Carbapenem-Resistant Klebsiella Pneumoniae (CRKP)
Klebsiella is a type of gram-negative bacteria that can
cause infections in healthcare settings, including
pneumonia, bloodstream infections, wound or surgical
site infections, and meningitis. Increasingly,
Klebsiella bacteria have developed antibiotic
resistance, most recently to the class of antibiotics
known as carbapenems. When bacteria such as Klebsiella
produce an enzyme known as a carbapenemase,
they are referred to as KPC producing organisms or
carbapenem-resistant Klebsiella pneumoniae
is considered a threat to patient safety because
carbapenem antibiotics often are the last line of
defense against gram-negative infections that are
resistant to other antibiotics.
Message from the Director:
Jonathan E. Fielding, MD, MPH
Recent news reports have covered a data analysis by the Los Angeles County Department of Public Health of a healthcare-associated, multiple-drug resistant pathogen called carbapenem-resistant
Klebsiella pneumoniae (CRKP).
Following reports of cases of CRKP at local hospitals in spring 2010, Public Health required for the first time that all laboratories for healthcare facilities report cases of this disease.
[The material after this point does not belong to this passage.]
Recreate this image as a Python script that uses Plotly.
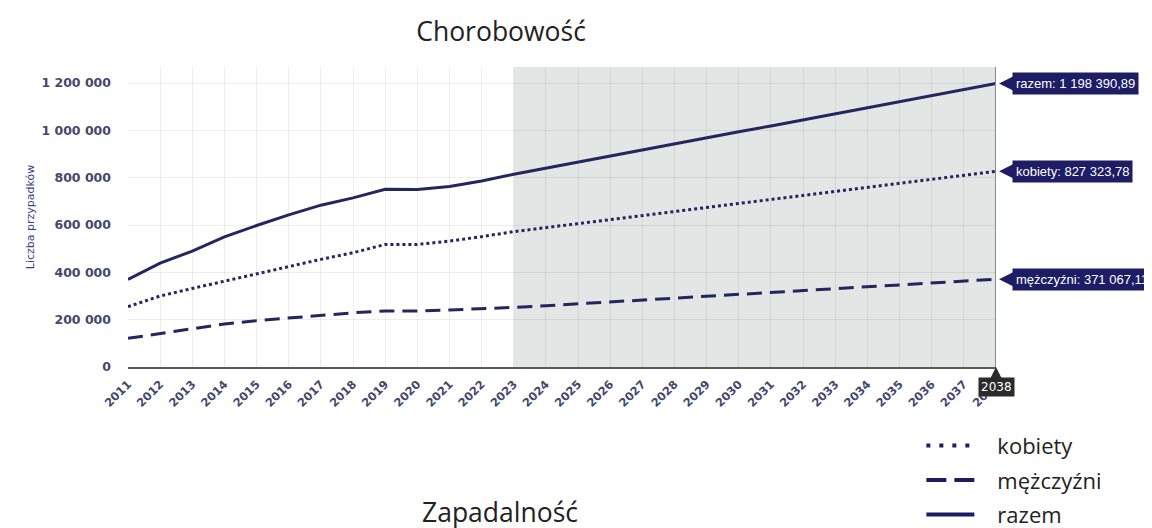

Between June and December 2010, laboratories countywide reported a total of 356 cases.
A summary of DPH’s first analysis of data was developed for peer-to-peer presentation at a national epidemiology conference to be held April 1-4, 2011. As part of the promotion for the conference, the conference organizers released this data to the media on March 23, 2011.
This survey is intended to establish a baseline for the overall frequency of CRKP infections in LA County. It is important to note that 356 cases represents a very low percentage of healthcare-associated infections and CRKP is only one of a growing number of multiple-drug resistant organisms.
All multiple-drug resistant organisms are a concern to Public Health. We will continue surveillance to assess trends in number of cases of CRKP in Los Angeles County. The Department is notifying physicians about the study findings regarding this organism and providing continuing education about the problem of multiple-drug resistant bacteria as well as the role of appropriate antibiotic use in combating the continuing problem of resistance development.
Patients can help prevent the spread of antibiotic resistant bacteria by fully completing the course of treatment for any prescribed antibiotics and not insisting on antibiotic therapy for a health problem if not recommend by their physician. Finally, both healthcare staff and patients can reduce the spread of CRKP and other pathogens through frequent handwashing or use of a waterless alcohol-based hand rub.